[START]

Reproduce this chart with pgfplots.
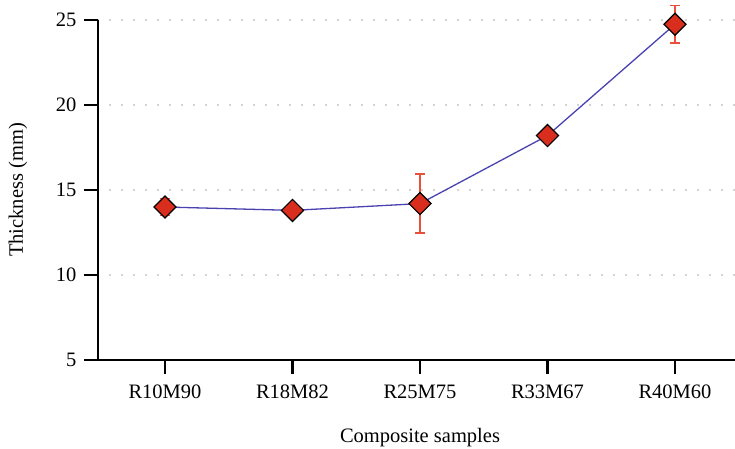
\documentclass[border=0pt]{standalone}
\usepackage{fontspec}
\setmainfont{Liberation Serif}
\usepackage{pgfplots}
\pgfplotsset{compat=1.18}
\definecolor{linecol}{HTML}{4A42B0}
\definecolor{markred}{HTML}{D92E1E}
\definecolor{errcol}{HTML}{E8503A}
\newcommand{\chartfont}{\fontsize{20.5}{24}\selectfont}
\begin{document}
\begin{tikzpicture}
\begin{axis}[name=ax,
  scale only axis, width=637pt, height=340pt,
  xmin=-0.5255, xmax=4.4706, ymin=5, ymax=25, clip=false,
  axis x line=bottom, axis y line=left,
  axis line style={-, line width=2.8pt, black},
  x axis line style={shorten <=-14pt},
  xtick={0,1,2,3,4},
  xticklabels={R10M90,R18M82,R25M75,R33M67,R40M60},
  ytick={5,10,15,20,25},
  tick align=outside, major tick length=14pt,
  tick style={line width=2.8pt, black},
  ymajorgrids,
  major grid style={gray!70, line width=1.6pt, line cap=round, dash pattern=on 0pt off 12pt},
  tick label style={font=\chartfont},
  xticklabel style={yshift=-7pt},
  yticklabel style={xshift=-4pt},
  label style={font=\chartfont},
  xlabel style={at={(axis description cs:0.5055,0)}, anchor=center, yshift=-78pt},
  ylabel style={at={(axis description cs:0,0.5)}, anchor=center, yshift=80pt},
  /pgf/number format/assume math mode=true,
  xlabel={Composite samples}, ylabel={Thickness (mm)},
]
\addplot[color=linecol, line width=1.3pt,
  mark=square*, mark size=7.8pt,
  mark options={rotate=45, fill=markred, draw=black, line width=1.2pt},
  error bars/.cd, y dir=both, y explicit,
  error bar style={errcol, line width=1.8pt},
  error mark options={rotate=90, errcol, mark size=5pt, line width=1.8pt}]
  table[x=x, y=y, y error=e] {
  x y     e
  0 14.0  0.5
  1 13.8  0.3
  2 14.2  1.73
  3 18.2  0.3
  4 24.75 1.1
  };
\end{axis}
\pgfresetboundingbox
\path (ax.south west) ++(-98pt,-89pt) rectangle ++(735pt,449pt);
\end{tikzpicture}
\end{document}
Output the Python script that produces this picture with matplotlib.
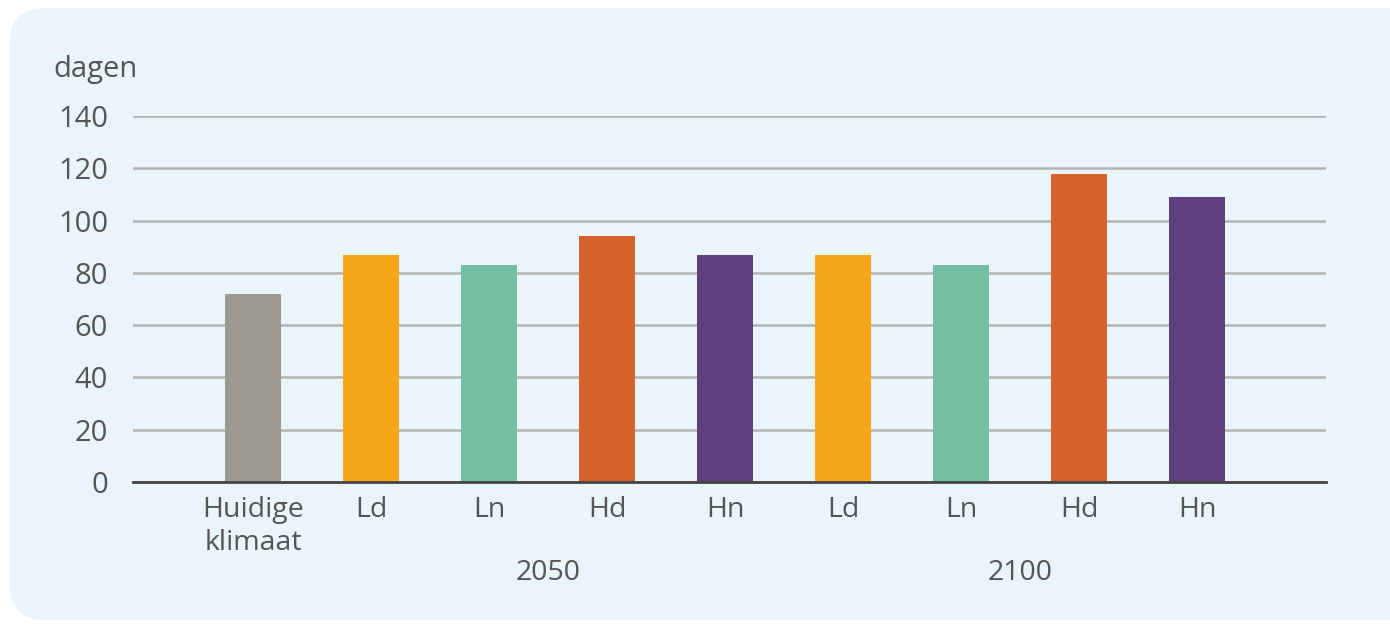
import matplotlib.pyplot as plt
from matplotlib.patches import FancyBboxPatch

labels = ["Huidige\nklimaat", "Ld", "Ln", "Hd", "Hn", "Ld", "Ln", "Hd", "Hn"]
values = [72, 87, 83, 94, 87, 87, 83, 118, 109]
colors = ["#9c9892", "#f5a61a", "#74bfa1", "#d5622a", "#5f3f80",
          "#f5a61a", "#74bfa1", "#d5622a", "#5f3f80"]
groups = ["2050", "2100"]
group_pos = [2.5, 6.5]
yticks = [0, 20, 40, 60, 80, 100, 120, 140]

plt.rcParams['font.family'] = ['Open Sans', 'DejaVu Sans']
bg = "#e9f4fb"
txt = "#555555"

fig = plt.figure(figsize=(13.9, 6.24), dpi=100)
fig.patch.set_facecolor("white")
# rounded light blue panel behind the chart
panel = FancyBboxPatch((10 / 1390, 4 / 624), 1 - 10 / 1390 + 0.02, 1 - 12 / 624,
                       boxstyle="round,pad=0,rounding_size=0.025",
                       transform=fig.transFigure, facecolor=bg, edgecolor="none",
                       mutation_aspect=1390 / 624, zorder=-10)
fig.patches.append(panel)

ax = fig.add_axes([133 / 1390, 1 - 482 / 624, (1326 - 133) / 1390, (482 - 116) / 624])
ax.set_facecolor("none")
ax.set_zorder(5)

x = list(range(len(values)))
ax.bar(x, values, width=0.475, color=colors, zorder=3)

ax.set_xlim(-1.017, 9.09)
ax.set_ylim(0, 140)
ax.set_yticks(yticks)
ax.yaxis.grid(True, color="#b3b3b3", linewidth=1.8, zorder=0)
ax.set_axisbelow(True)
for s in ["top", "right", "left"]:
    ax.spines[s].set_visible(False)
ax.spines["bottom"].set_color("#444444")
ax.spines["bottom"].set_linewidth(2)
ax.spines["bottom"].set_zorder(4)

ax.set_xticks(x)
ax.set_xticklabels(labels, fontsize=20.5, color=txt, linespacing=1.25)
ax.tick_params(axis="x", length=0, pad=10)
ax.tick_params(axis="y", length=0, pad=18, labelsize=21, labelcolor=txt)

for g, p in zip(groups, group_pos):
    ax.text(p, -35, g, ha="center", va="center", fontsize=20.5, color=txt,
            transform=ax.transData)

fig.text(53 / 1390, 1 - 70 / 624, "dagen", ha="left", va="center",
         fontsize=21, color=txt)

fig.savefig("out.png", dpi=100, facecolor=fig.get_facecolor())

[END]

Copy out all the data exactly; skip the pictures.

Reproduce this chart with pgfplots.
\documentclass[border=0pt]{standalone}
\usepackage{fontspec}
\setmainfont{Liberation Serif}
\usepackage{pgfplots}
\pgfplotsset{compat=1.18}
\definecolor{linecol}{HTML}{4A42B0}
\definecolor{markred}{HTML}{D92E1E}
\definecolor{errcol}{HTML}{E8503A}
\newcommand{\chartfont}{\fontsize{20.5}{24}\selectfont}
\begin{document}
\begin{tikzpicture}
\begin{axis}[name=ax,
  scale only axis, width=637pt, height=340pt,
  xmin=-0.5255, xmax=4.4706, ymin=5, ymax=25, clip=false,
  axis x line=bottom, axis y line=left,
  axis line style={-, line width=2.8pt, black},
  x axis line style={shorten <=-14pt},
  xtick={0,1,2,3,4},
  xticklabels={R10M90,R18M82,R25M75,R33M67,R40M60},
  ytick={5,10,15,20,25},
  tick align=outside, major tick length=14pt,
  tick style={line width=2.8pt, black},
  ymajorgrids,
  major grid style={gray!70, line width=1.6pt, line cap=round, dash pattern=on 0pt off 12pt},
  tick label style={font=\chartfont},
  xticklabel style={yshift=-7pt},
  yticklabel style={xshift=-4pt},
  label style={font=\chartfont},
  xlabel style={at={(axis description cs:0.5055,0)}, anchor=center, yshift=-78pt},
  ylabel style={at={(axis description cs:0,0.5)}, anchor=center, yshift=80pt},
  /pgf/number format/assume math mode=true,
  xlabel={Composite samples}, ylabel={Thickness (mm)},
]
\addplot[color=linecol, line width=1.3pt,
  mark=square*, mark size=7.8pt,
  mark options={rotate=45, fill=markred, draw=black, line width=1.2pt},
  error bars/.cd, y dir=both, y explicit,
  error bar style={errcol, line width=1.8pt},
  error mark options={rotate=90, errcol, mark size=5pt, line width=1.8pt}]
  table[x=x, y=y, y error=e] {
  x y     e
  0 14.0  0.5
  1 13.8  0.3
  2 14.2  1.73
  3 18.2  0.3
  4 24.75 1.1
  };
\end{axis}
\pgfresetboundingbox
\path (ax.south west) ++(-98pt,-89pt) rectangle ++(735pt,449pt);
\end{tikzpicture}
\end{document}
Output the Python script that produces this picture with matplotlib.
import matplotlib.pyplot as plt
from matplotlib.patches import FancyBboxPatch

labels = ["Huidige\nklimaat", "Ld", "Ln", "Hd", "Hn", "Ld", "Ln", "Hd", "Hn"]
values = [72, 87, 83, 94, 87, 87, 83, 118, 109]
colors = ["#9c9892", "#f5a61a", "#74bfa1", "#d5622a", "#5f3f80",
          "#f5a61a", "#74bfa1", "#d5622a", "#5f3f80"]
groups = ["2050", "2100"]
group_pos = [2.5, 6.5]
yticks = [0, 20, 40, 60, 80, 100, 120, 140]

plt.rcParams['font.family'] = ['Open Sans', 'DejaVu Sans']
bg = "#e9f4fb"
txt = "#555555"

fig = plt.figure(figsize=(13.9, 6.24), dpi=100)
fig.patch.set_facecolor("white")
# rounded light blue panel behind the chart
panel = FancyBboxPatch((10 / 1390, 4 / 624), 1 - 10 / 1390 + 0.02, 1 - 12 / 624,
                       boxstyle="round,pad=0,rounding_size=0.025",
                       transform=fig.transFigure, facecolor=bg, edgecolor="none",
                       mutation_aspect=1390 / 624, zorder=-10)
fig.patches.append(panel)

ax = fig.add_axes([133 / 1390, 1 - 482 / 624, (1326 - 133) / 1390, (482 - 116) / 624])
ax.set_facecolor("none")
ax.set_zorder(5)

x = list(range(len(values)))
ax.bar(x, values, width=0.475, color=colors, zorder=3)

ax.set_xlim(-1.017, 9.09)
ax.set_ylim(0, 140)
ax.set_yticks(yticks)
ax.yaxis.grid(True, color="#b3b3b3", linewidth=1.8, zorder=0)
ax.set_axisbelow(True)
for s in ["top", "right", "left"]:
    ax.spines[s].set_visible(False)
ax.spines["bottom"].set_color("#444444")
ax.spines["bottom"].set_linewidth(2)
ax.spines["bottom"].set_zorder(4)

ax.set_xticks(x)
ax.set_xticklabels(labels, fontsize=20.5, color=txt, linespacing=1.25)
ax.tick_params(axis="x", length=0, pad=10)
ax.tick_params(axis="y", length=0, pad=18, labelsize=21, labelcolor=txt)

for g, p in zip(groups, group_pos):
    ax.text(p, -35, g, ha="center", va="center", fontsize=20.5, color=txt,
            transform=ax.transData)

fig.text(53 / 1390, 1 - 70 / 624, "dagen", ha="left", va="center",
         fontsize=21, color=txt)

fig.savefig("out.png", dpi=100, facecolor=fig.get_facecolor())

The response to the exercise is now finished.